#### Your instructions
Starting from the top of the material, restate each line exactly until the line that contains "0.571, 0.405, 0.26];", which is also copied. Pictures are excluded.

#### Supplied material

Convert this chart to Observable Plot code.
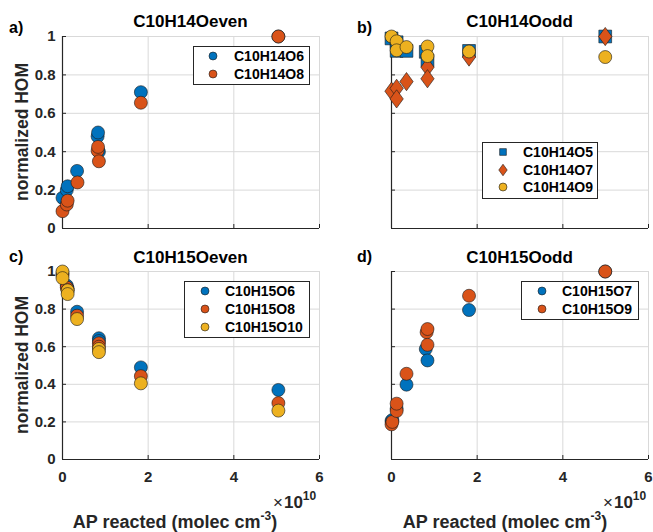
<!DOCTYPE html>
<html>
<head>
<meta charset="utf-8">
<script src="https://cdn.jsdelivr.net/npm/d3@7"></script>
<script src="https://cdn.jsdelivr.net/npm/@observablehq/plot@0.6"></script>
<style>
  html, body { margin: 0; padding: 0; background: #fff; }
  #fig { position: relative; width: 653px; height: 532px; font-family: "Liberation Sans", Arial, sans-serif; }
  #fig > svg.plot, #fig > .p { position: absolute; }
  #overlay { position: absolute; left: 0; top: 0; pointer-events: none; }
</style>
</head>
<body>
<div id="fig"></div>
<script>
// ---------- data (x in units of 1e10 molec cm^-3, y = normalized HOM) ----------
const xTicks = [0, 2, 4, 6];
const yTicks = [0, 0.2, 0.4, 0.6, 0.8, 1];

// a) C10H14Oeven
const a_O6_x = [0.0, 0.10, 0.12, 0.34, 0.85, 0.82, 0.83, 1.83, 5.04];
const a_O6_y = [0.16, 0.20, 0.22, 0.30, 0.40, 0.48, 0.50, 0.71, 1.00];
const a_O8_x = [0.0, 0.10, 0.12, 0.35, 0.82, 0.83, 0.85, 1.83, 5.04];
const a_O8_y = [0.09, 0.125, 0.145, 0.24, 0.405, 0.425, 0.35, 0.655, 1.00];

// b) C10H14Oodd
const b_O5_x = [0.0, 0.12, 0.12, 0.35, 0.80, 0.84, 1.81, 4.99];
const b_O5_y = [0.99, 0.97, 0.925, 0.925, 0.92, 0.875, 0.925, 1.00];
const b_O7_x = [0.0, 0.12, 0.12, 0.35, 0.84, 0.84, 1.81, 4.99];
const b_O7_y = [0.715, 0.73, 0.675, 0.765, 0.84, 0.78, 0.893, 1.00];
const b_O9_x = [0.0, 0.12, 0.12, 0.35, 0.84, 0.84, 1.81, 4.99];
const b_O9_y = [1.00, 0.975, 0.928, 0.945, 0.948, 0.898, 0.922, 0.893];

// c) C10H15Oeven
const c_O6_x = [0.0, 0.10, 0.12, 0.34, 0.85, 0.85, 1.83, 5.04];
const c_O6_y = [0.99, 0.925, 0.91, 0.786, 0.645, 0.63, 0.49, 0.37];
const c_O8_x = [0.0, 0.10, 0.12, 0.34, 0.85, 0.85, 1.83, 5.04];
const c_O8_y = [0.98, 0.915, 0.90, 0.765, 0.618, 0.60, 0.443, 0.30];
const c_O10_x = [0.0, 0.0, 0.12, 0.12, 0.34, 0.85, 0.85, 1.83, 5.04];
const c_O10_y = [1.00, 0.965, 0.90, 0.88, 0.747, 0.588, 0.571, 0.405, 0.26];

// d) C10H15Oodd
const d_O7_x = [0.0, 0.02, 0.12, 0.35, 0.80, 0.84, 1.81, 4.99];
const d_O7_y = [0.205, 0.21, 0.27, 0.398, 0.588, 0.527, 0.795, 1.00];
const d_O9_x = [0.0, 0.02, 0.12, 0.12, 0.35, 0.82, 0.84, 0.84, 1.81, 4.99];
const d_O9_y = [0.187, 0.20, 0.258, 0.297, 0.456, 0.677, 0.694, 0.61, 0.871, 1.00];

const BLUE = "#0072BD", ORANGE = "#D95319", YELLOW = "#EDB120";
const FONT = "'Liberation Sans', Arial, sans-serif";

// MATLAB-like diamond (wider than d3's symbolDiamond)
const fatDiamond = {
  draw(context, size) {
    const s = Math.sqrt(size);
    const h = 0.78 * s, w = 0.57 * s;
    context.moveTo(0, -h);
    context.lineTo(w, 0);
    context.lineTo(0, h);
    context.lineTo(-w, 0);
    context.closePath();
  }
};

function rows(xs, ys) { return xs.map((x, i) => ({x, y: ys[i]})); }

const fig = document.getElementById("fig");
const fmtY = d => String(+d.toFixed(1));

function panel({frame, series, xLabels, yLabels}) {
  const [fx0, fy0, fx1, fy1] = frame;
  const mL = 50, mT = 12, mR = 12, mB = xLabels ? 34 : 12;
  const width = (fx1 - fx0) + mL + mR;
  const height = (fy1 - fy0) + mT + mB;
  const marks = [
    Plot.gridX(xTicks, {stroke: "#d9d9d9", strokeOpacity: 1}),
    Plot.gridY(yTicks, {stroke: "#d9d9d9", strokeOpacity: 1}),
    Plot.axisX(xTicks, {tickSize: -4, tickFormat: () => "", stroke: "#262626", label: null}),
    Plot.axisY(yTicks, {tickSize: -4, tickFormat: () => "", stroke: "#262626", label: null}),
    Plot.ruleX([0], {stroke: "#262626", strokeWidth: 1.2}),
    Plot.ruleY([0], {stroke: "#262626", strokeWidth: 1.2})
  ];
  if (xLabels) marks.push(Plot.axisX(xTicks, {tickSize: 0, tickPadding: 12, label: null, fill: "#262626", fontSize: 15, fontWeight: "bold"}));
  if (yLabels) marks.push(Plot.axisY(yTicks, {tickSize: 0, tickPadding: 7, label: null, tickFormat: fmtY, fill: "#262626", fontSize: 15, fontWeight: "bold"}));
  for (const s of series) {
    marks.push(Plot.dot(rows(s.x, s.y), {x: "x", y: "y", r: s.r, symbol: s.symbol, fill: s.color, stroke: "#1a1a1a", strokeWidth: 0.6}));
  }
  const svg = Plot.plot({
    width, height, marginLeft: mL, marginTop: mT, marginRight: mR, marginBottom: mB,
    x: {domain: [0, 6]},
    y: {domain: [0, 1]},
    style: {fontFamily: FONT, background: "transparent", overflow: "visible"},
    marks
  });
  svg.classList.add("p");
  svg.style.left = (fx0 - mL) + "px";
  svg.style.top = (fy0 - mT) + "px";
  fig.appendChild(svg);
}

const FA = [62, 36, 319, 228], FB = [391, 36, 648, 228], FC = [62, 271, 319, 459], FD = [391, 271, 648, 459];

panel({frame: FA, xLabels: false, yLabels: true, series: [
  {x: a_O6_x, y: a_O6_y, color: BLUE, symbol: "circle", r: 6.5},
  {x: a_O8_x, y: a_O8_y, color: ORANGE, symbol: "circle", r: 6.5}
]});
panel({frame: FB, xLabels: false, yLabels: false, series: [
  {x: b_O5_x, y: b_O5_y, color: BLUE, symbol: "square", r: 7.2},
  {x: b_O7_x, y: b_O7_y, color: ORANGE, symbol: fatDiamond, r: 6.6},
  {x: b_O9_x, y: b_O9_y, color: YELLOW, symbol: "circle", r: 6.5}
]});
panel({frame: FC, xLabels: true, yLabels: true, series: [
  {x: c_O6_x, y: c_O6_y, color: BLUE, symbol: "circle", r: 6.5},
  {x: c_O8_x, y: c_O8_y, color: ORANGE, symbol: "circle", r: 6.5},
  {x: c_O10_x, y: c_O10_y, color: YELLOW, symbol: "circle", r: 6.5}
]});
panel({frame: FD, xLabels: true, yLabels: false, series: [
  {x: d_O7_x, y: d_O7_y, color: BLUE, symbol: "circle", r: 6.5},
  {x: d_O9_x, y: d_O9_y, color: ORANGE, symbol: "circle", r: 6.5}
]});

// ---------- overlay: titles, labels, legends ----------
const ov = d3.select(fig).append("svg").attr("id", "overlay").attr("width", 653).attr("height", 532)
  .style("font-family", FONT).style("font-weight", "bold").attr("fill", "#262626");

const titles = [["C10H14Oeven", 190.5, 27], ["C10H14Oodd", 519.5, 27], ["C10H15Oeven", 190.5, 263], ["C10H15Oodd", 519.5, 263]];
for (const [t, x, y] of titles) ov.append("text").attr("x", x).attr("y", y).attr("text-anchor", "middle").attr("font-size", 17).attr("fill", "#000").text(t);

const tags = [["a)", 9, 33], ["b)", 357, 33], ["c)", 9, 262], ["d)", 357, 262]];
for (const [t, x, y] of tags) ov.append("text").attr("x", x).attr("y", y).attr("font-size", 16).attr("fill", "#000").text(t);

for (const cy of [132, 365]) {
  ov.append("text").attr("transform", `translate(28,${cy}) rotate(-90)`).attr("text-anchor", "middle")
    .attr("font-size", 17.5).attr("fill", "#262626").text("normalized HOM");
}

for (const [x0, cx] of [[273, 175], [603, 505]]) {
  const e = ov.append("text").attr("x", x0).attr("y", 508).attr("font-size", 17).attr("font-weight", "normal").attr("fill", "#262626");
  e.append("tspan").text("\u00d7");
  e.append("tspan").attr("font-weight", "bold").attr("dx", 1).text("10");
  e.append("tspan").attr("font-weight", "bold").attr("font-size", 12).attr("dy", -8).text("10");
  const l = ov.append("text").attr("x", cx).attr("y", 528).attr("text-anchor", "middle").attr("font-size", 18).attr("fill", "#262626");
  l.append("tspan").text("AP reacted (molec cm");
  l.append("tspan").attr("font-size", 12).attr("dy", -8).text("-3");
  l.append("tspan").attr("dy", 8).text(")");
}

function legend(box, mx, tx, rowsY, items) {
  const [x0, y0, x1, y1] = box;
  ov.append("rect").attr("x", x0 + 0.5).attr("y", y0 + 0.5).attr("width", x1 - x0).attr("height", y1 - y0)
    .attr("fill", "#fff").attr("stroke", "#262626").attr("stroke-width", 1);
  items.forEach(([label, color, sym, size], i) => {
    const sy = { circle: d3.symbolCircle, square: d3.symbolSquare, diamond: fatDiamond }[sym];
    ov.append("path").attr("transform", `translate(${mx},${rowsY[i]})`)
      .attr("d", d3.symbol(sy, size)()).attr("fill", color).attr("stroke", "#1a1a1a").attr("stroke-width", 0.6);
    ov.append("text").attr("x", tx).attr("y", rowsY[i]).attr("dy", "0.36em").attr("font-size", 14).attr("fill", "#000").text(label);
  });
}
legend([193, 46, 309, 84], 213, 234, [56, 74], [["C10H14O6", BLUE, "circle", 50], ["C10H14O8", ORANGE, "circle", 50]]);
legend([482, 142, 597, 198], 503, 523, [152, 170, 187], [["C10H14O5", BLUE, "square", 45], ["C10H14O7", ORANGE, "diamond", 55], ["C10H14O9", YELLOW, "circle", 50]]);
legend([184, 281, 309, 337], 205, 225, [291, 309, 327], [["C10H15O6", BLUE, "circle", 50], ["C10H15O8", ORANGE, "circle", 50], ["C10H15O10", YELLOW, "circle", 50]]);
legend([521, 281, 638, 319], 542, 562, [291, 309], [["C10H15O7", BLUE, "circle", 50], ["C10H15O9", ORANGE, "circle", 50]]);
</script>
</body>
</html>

#### The output
Convert this chart to Observable Plot code.
<!DOCTYPE html>
<html>
<head>
<meta charset="utf-8">
<script src="https://cdn.jsdelivr.net/npm/d3@7"></script>
<script src="https://cdn.jsdelivr.net/npm/@observablehq/plot@0.6"></script>
<style>
  html, body { margin: 0; padding: 0; background: #fff; }
  #fig { position: relative; width: 653px; height: 532px; font-family: "Liberation Sans", Arial, sans-serif; }
  #fig > svg.plot, #fig > .p { position: absolute; }
  #overlay { position: absolute; left: 0; top: 0; pointer-events: none; }
</style>
</head>
<body>
<div id="fig"></div>
<script>
// ---------- data (x in units of 1e10 molec cm^-3, y = normalized HOM) ----------
const xTicks = [0, 2, 4, 6];
const yTicks = [0, 0.2, 0.4, 0.6, 0.8, 1];

// a) C10H14Oeven
const a_O6_x = [0.0, 0.10, 0.12, 0.34, 0.85, 0.82, 0.83, 1.83, 5.04];
const a_O6_y = [0.16, 0.20, 0.22, 0.30, 0.40, 0.48, 0.50, 0.71, 1.00];
const a_O8_x = [0.0, 0.10, 0.12, 0.35, 0.82, 0.83, 0.85, 1.83, 5.04];
const a_O8_y = [0.09, 0.125, 0.145, 0.24, 0.405, 0.425, 0.35, 0.655, 1.00];

// b) C10H14Oodd
const b_O5_x = [0.0, 0.12, 0.12, 0.35, 0.80, 0.84, 1.81, 4.99];
const b_O5_y = [0.99, 0.97, 0.925, 0.925, 0.92, 0.875, 0.925, 1.00];
const b_O7_x = [0.0, 0.12, 0.12, 0.35, 0.84, 0.84, 1.81, 4.99];
const b_O7_y = [0.715, 0.73, 0.675, 0.765, 0.84, 0.78, 0.893, 1.00];
const b_O9_x = [0.0, 0.12, 0.12, 0.35, 0.84, 0.84, 1.81, 4.99];
const b_O9_y = [1.00, 0.975, 0.928, 0.945, 0.948, 0.898, 0.922, 0.893];

// c) C10H15Oeven
const c_O6_x = [0.0, 0.10, 0.12, 0.34, 0.85, 0.85, 1.83, 5.04];
const c_O6_y = [0.99, 0.925, 0.91, 0.786, 0.645, 0.63, 0.49, 0.37];
const c_O8_x = [0.0, 0.10, 0.12, 0.34, 0.85, 0.85, 1.83, 5.04];
const c_O8_y = [0.98, 0.915, 0.90, 0.765, 0.618, 0.60, 0.443, 0.30];
const c_O10_x = [0.0, 0.0, 0.12, 0.12, 0.34, 0.85, 0.85, 1.83, 5.04];
const c_O10_y = [1.00, 0.965, 0.90, 0.88, 0.747, 0.588, 0.571, 0.405, 0.26];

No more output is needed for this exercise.